BEIRUT: Prime Minister Tammam Salam said over the weekend that extending President Michel Sleiamn’s term remained a possibility, adding that Hezbollah’s withdrawal from Syria can only be resolved at the National Dialogue table.
“From a political perspective, extending [Sleiman’s mandate] is possible, but it requires amending the Constitution, which would present a major crisis. This is up to the political parties,” Salam told Ash-Sharq Radio Station Saturday.
“But the direction today is to hold the presidential election,” he added, voicing hope that the election would be held on time to prevent a “vacuum” in the presidency.
Although Sleiman’s six-year term ends on May 25, none of the political parties have officially named a candidate for the post.
Speaker Nabih Berri has said he would begin consultations with heads of parliamentary blocs this week to secure a quorum for a Parliamentary session to elect a new president.
Salam urged political parties to attend the legislative sessions to elect a new president.
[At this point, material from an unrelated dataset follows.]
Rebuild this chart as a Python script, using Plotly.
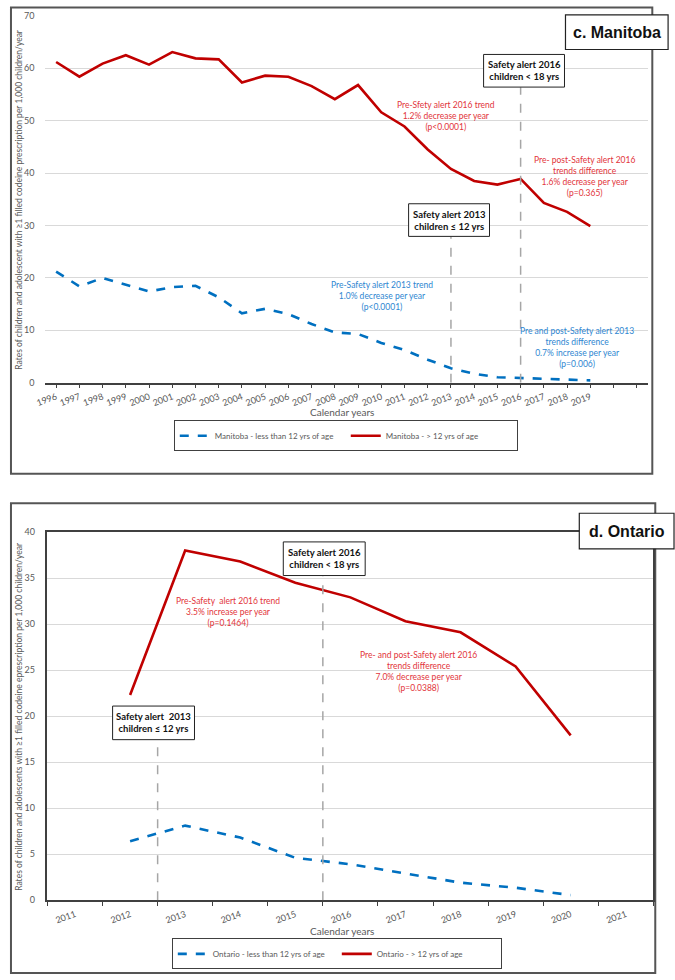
import plotly.graph_objects as go

# ---------------- data ----------------
mb_years = list(range(1996, 2020))
mb_under12 = [21.2, 18.4, 20.0, 18.7, 17.4, 18.25, 18.5, 16.3, 13.25, 14.1, 13.1, 11.2,
              9.6, 9.3, 7.6, 6.25, 4.4, 2.75, 1.7, 1.05, 0.9, 0.7, 0.55, 0.45]
mb_over12 = [61.2, 58.4, 60.9, 62.5, 60.7, 63.1, 61.9, 61.7, 57.3, 58.6, 58.4, 56.6,
             54.1, 56.8, 51.6, 48.9, 44.5, 40.8, 38.5, 37.8, 38.9, 34.3, 32.6, 29.9]
mb_tickvals = list(range(1996, 2022))
mb_ticktext = [str(y) for y in range(1996, 2020)] + ["", ""]

on_years = list(range(2012, 2021))
on_under12 = [6.4, 8.1, 6.8, 4.6, 3.9, 2.9, 1.9, 1.35, 0.55]
on_over12 = [22.3, 38.0, 36.8, 34.5, 32.9, 30.3, 29.1, 25.4, 17.9]
on_tickvals = list(range(2011, 2022))
on_ticktext = [str(y) for y in on_tickvals]

mb_alerts = [2013, 2016]
on_alerts = [2012.5, 2015.5]

# ---------------- styling ----------------
W, H = 675, 980
def px(x):
    return x / W
def py(y):
    return 1 - y / H

FONT = "Lato, 'Liberation Sans', sans-serif"
GREY_TXT = "#595959"
GRID = "#d9d9d9"
AXIS = "#404040"
RED_LINE = "#c00000"
BLUE_LINE = "#0070c0"
RED_TXT = "#e2343a"
BLUE_TXT = "#2e86d1"

fig = go.Figure()

fig.add_trace(go.Scatter(x=mb_years, y=mb_under12, mode="lines",
                         name="Manitoba - less than 12 yrs of age",
                         line=dict(color=BLUE_LINE, width=2.6, dash="dash"),
                         xaxis="x", yaxis="y", legend="legend"))
fig.add_trace(go.Scatter(x=mb_years, y=mb_over12, mode="lines",
                         name="Manitoba - > 12 yrs of age",
                         line=dict(color=RED_LINE, width=2.6),
                         xaxis="x", yaxis="y", legend="legend"))
fig.add_trace(go.Scatter(x=on_years, y=on_under12, mode="lines",
                         name="Ontario - less than 12 yrs of age",
                         line=dict(color=BLUE_LINE, width=2.6, dash="dash"),
                         xaxis="x2", yaxis="y2", legend="legend2"))
fig.add_trace(go.Scatter(x=on_years, y=on_over12, mode="lines",
                         name="Ontario - > 12 yrs of age",
                         line=dict(color=RED_LINE, width=2.6),
                         xaxis="x2", yaxis="y2", legend="legend2"))

tickfont = dict(family=FONT, size=9, color=GREY_TXT)

fig.update_layout(
    width=W, height=H, margin=dict(l=0, r=0, t=0, b=0),
    paper_bgcolor="white", plot_bgcolor="white",
    font=dict(family=FONT, color=GREY_TXT),
    xaxis=dict(domain=[px(36), px(648)], range=[1995.5, 2021.5], anchor="y",
               tickmode="array", tickvals=mb_tickvals, ticktext=mb_ticktext,
               tickangle=-20, tickfont=tickfont, ticks="outside", ticklen=4,
               tickcolor=AXIS, showline=True, linecolor=AXIS, linewidth=1.5,
               showgrid=False, zeroline=False),
    yaxis=dict(domain=[py(381), py(10)], range=[0, 70], anchor="x",
               tickmode="array", tickvals=list(range(0, 80, 10)),
               tickfont=tickfont, ticks="", ticklabelstandoff=9,
               showgrid=True, gridcolor=GRID, gridwidth=1, zeroline=False,
               showline=False),
    xaxis2=dict(domain=[px(39), px(653)], range=[2010.5, 2021.5], anchor="y2",
                tickmode="array", tickvals=on_tickvals, ticktext=on_ticktext,
                tickangle=-20, tickfont=tickfont, ticks="", ticklabelstandoff=4,
                minor=dict(tickmode="linear", tick0=2010.5, dtick=1, ticks="outside",
                           ticklen=4, tickcolor=AXIS, showgrid=False),
                showline=True, linecolor=AXIS, linewidth=1.5, mirror=True,
                showgrid=False, zeroline=False),
    yaxis2=dict(domain=[py(904.3), py(532)], range=[0, 40], anchor="x2",
                tickmode="array", tickvals=list(range(0, 45, 5)),
                tickfont=tickfont, ticks="", ticklabelstandoff=9,
                showgrid=True, gridcolor=GRID, gridwidth=1, zeroline=False,
                showline=True, linecolor=AXIS, linewidth=1.5, mirror=True),
    legend=dict(orientation="h", x=px(167), y=py(419), xanchor="left", yanchor="top",
                bordercolor=AXIS, borderwidth=1, bgcolor="white",
                font=dict(family=FONT, size=8, color=GREY_TXT),
                entrywidth=126, entrywidthmode="pixels"),
    legend2=dict(orientation="h", x=px(165), y=py(943), xanchor="left", yanchor="top",
                 bordercolor=AXIS, borderwidth=1, bgcolor="white",
                 font=dict(family=FONT, size=8, color=GREY_TXT),
                 entrywidth=119, entrywidthmode="pixels"),
)

shapes = []
# outer panel borders
shapes.append(dict(type="rect", xref="paper", yref="paper", x0=px(2), x1=px(652),
                   y0=py(473), y1=py(1.5), line=dict(color="#555555", width=2),
                   fillcolor="rgba(0,0,0,0)", layer="below"))
shapes.append(dict(type="rect", xref="paper", yref="paper", x0=px(2), x1=px(655),
                   y0=py(978), y1=py(503), line=dict(color="#555555", width=2),
                   fillcolor="rgba(0,0,0,0)", layer="below"))

# alert dashed lines (data coordinates)
mb_box_bottoms = [27.9, 56.4]
for xa, yb in zip(mb_alerts, mb_box_bottoms):
    shapes.append(dict(type="line", xref="x", yref="y", x0=xa, x1=xa, y0=0, y1=yb,
                       line=dict(color="#a6a6a6", width=1.5, dash="dash")))
on_box_bottoms = [17.4, 35.3]
for xa, yb in zip(on_alerts, on_box_bottoms):
    shapes.append(dict(type="line", xref="x2", yref="y2", x0=xa, x1=xa, y0=0, y1=yb,
                       line=dict(color="#a6a6a6", width=1.5, dash="dash")))

def box(x0, y0, x1, y1, lw=1):
    return dict(type="rect", xref="paper", yref="paper", x0=px(x0), x1=px(x1),
                y0=py(y1), y1=py(y0), line=dict(color="#222222", width=lw),
                fillcolor="white")

shapes += [box(564, 9, 668, 44, 1.2), box(481, 49, 563, 82), box(405, 200, 487, 233),
           box(578, 513, 674, 549, 1.2), box(105, 708, 188, 742), box(278, 542, 361, 576)]
fig.update_layout(shapes=shapes)

ann = []
def text(x, y, t, size=8.5, color=GREY_TXT, bold=False, family=FONT, angle=0):
    ann.append(dict(xref="paper", yref="paper", x=px(x), y=py(y), text=t, showarrow=False,
                    xanchor="center", yanchor="middle", align="center", textangle=angle,
                    font=dict(family=family, size=size, color=color,
                              weight="bold" if bold else "normal")))

text(616, 26.5, "c. Manitoba", size=16, color="#111111", bold=True, family="'Liberation Sans', Arial")
text(626, 531, "d. Ontario", size=16, color="#111111", bold=True, family="'Liberation Sans', Arial")
text(522, 65.5, "Safety alert 2016<br>children < 18 yrs", size=9.5, color="#111111", bold=True)
text(446, 216.5, "Safety alert 2013<br>children ≤ 12 yrs", size=9.5, color="#111111", bold=True)
text(146.5, 725, "Safety alert  2013<br>children ≤ 12 yrs", size=9.5, color="#111111", bold=True)
text(319.5, 559, "Safety alert 2016<br>children < 18 yrs", size=9.5, color="#111111", bold=True)

text(443, 111, "Pre-Sfety alert 2016 trend<br>1.2% decrease per year<br>(p<0.0001)", color=RED_TXT)
text(583, 172, "Pre- post-Safety alert 2016<br>trends difference<br>1.6% decrease per year<br>(p=0.365)", color=RED_TXT)
text(378, 293, "Pre-Safety alert 2013 trend<br>1.0% decrease per year<br>(p<0.0001)", color=BLUE_TXT)
text(576, 345, "Pre and post-Safety alert 2013<br>trends difference<br>0.7% increase per year<br>(p=0.006)", color=BLUE_TXT)
text(222, 613, "Pre-Safety  alert 2016 trend<br>3.5% increase per year<br>(p=0.1464)", color=RED_TXT)
text(415, 673, "Pre- and post-Safety alert 2016<br>trends difference<br>7.0% decrease per year<br>(p=0.0388)", color=RED_TXT)

text(338, 411, "Calendar years", size=10)
text(338, 935, "Calendar years", size=10)
text(10, 195, "Rates of children and adolescent with ≥1 filled codeine prescription per 1,000 children/year",
     size=8.5, angle=-90)
text(10, 718, "Rates of children and adolescents with ≥1 filled codeine eprescription per 1,000 children/year",
     size=8.5, angle=-90)
fig.update_layout(annotations=ann)

fig.write_html("out.html", config={"displayModeBar": False},
               post_script="document.body.style.margin='0';")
“With a new president, a new government and holding the [parliamentary] elections on time, Lebanon would have strengthened its democracy. Democracy in Lebanon is our only weapon,” he said.
He said the formation of the government and the approval of the ministerial statement calmed the tense atmosphere in the country.
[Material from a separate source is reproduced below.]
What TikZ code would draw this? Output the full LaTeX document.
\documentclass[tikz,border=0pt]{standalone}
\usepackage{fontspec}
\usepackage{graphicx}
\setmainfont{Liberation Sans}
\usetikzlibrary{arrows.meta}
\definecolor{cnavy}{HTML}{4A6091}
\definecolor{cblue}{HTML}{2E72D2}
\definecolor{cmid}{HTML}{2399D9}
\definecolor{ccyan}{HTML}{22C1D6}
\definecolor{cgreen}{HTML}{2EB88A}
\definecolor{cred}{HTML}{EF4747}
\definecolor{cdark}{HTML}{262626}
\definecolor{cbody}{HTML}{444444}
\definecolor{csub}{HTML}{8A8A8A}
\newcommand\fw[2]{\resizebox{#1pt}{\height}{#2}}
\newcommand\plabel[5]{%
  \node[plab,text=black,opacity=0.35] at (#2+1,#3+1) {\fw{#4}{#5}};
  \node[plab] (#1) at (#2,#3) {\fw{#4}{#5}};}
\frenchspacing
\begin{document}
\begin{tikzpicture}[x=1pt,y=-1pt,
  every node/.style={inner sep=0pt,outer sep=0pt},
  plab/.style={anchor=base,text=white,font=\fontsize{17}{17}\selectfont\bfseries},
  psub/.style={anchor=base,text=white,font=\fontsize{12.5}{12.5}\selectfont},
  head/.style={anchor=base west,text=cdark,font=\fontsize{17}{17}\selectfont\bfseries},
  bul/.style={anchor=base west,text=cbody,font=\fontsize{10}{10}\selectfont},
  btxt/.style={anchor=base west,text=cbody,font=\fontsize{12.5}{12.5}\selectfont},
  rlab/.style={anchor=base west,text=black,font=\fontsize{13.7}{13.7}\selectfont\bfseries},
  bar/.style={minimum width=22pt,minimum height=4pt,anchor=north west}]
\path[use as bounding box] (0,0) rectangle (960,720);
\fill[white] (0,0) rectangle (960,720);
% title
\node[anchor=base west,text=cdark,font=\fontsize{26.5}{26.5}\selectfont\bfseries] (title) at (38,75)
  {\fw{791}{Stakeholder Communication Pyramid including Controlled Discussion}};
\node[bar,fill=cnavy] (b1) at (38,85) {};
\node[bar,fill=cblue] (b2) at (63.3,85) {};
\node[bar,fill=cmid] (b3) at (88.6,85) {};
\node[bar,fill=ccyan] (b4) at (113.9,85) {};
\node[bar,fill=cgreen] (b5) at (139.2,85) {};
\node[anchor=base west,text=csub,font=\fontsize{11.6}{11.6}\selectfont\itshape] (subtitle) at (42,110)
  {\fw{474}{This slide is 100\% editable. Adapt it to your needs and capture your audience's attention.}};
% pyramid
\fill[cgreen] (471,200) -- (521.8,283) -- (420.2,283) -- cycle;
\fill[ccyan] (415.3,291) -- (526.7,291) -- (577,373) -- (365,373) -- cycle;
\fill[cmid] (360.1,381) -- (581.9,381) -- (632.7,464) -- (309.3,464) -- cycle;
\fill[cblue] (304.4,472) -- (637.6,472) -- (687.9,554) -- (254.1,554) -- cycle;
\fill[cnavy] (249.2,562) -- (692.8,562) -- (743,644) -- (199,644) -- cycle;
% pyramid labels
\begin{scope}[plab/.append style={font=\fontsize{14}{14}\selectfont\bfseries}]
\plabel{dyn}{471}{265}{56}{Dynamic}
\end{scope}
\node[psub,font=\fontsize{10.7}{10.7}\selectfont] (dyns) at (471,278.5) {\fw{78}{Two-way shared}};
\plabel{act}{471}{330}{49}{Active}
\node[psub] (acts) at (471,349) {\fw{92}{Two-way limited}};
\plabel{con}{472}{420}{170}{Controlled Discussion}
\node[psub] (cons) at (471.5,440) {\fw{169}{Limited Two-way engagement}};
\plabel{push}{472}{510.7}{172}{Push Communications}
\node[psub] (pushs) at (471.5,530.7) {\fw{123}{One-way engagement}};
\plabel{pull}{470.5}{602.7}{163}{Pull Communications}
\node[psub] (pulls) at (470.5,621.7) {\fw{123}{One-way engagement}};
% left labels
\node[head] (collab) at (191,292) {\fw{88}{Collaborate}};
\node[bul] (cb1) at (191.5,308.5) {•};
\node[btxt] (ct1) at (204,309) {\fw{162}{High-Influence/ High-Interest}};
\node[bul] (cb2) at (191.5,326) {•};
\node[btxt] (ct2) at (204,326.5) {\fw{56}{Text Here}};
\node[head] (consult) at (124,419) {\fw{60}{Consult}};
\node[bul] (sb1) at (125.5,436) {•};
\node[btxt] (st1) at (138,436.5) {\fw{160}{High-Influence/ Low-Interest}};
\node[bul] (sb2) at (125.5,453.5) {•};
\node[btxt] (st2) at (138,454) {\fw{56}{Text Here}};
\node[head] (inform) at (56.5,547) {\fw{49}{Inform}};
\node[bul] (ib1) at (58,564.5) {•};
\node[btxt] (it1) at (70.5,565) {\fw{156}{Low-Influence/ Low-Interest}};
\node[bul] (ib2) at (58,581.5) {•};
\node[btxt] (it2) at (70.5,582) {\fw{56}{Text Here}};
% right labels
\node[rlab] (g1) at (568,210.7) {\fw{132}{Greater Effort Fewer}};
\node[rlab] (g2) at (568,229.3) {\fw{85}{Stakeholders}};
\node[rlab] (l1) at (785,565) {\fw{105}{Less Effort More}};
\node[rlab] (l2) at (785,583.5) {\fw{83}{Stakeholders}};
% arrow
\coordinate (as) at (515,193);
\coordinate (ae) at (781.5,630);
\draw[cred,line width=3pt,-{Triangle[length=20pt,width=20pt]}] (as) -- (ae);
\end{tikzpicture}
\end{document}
“But let’s be frank: Holding the presidential election and fulfilling this grand constitutional obligation will better the situation ... when we hold the election, then we can say that we have opened a new page for Lebanon,” Salam added.
The PM, whose government was granted Parliament’s vote of confidence earlier this week, also spoke about Hezbollah’s role in Syria, saying the resistance group as well as the rest of the country’s parties should reevaluate their policies.
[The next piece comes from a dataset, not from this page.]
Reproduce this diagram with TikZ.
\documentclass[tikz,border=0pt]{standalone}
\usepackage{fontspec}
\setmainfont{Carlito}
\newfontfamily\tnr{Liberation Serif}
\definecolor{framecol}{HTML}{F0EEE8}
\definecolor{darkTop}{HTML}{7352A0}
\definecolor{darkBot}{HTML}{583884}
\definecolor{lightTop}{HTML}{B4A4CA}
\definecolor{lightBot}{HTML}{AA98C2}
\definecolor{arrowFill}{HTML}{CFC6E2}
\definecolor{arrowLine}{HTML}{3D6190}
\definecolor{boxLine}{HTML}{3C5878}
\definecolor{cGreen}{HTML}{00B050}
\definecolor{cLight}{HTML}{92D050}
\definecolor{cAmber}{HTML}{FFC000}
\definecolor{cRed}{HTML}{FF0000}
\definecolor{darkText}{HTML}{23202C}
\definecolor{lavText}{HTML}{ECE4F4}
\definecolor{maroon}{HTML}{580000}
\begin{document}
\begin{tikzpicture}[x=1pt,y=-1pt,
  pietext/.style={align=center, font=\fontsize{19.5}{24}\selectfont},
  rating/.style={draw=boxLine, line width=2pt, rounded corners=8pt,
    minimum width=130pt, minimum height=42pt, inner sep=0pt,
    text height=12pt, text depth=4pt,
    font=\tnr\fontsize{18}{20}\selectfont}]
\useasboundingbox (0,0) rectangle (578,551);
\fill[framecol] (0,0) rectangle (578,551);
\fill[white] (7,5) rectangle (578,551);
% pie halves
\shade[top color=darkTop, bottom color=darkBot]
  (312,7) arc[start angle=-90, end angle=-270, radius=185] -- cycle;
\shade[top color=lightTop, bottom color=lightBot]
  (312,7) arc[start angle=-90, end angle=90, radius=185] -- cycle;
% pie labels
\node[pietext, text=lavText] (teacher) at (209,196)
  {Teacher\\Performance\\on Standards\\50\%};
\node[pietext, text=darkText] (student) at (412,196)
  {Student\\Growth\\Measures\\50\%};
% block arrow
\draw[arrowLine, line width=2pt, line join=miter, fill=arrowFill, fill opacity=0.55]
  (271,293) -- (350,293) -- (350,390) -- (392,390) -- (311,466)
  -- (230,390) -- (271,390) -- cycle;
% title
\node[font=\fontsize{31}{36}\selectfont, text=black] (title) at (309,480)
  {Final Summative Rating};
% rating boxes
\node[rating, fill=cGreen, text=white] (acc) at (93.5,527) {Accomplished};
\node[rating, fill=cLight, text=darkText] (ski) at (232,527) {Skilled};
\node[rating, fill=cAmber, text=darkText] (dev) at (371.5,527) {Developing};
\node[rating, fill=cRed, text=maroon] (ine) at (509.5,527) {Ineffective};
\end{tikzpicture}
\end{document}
“Hezbollah has a big role to play and needs to take some stances. We want Hezbollah to reevaluate some of the decisions that have been taken and executed,” he said.
“The national defense strategy could pave the way to resolve any wrongdoing or measures that were not beneficial to Lebanese or Lebanon,” Salam added, referring to Hezbollah’s participation in the war next door.
“All political forces should reevaluate reality and their decisions, primarily Hezbollah, because it is the most prominent and strongest among all the domestic parties. Any move or decision affects all of us, not only Hezbollah and its supporters, but all Lebanese,” he said.
Asked when Hezbollah would end its fighting in Syria, Salam said such an issue can only be resolved through the National Dialogue Committee.
“The president’s call to resume the National Dialogue on March 31 to continue discussion on the national defense strategy is the appropriate and practical opening to address the many concerns [of Hezbollah’s role in Syria],” he said.
“The natural place is the Dialogue Committee, where all viewpoints are made clear and resolutions are agreed on,” he added.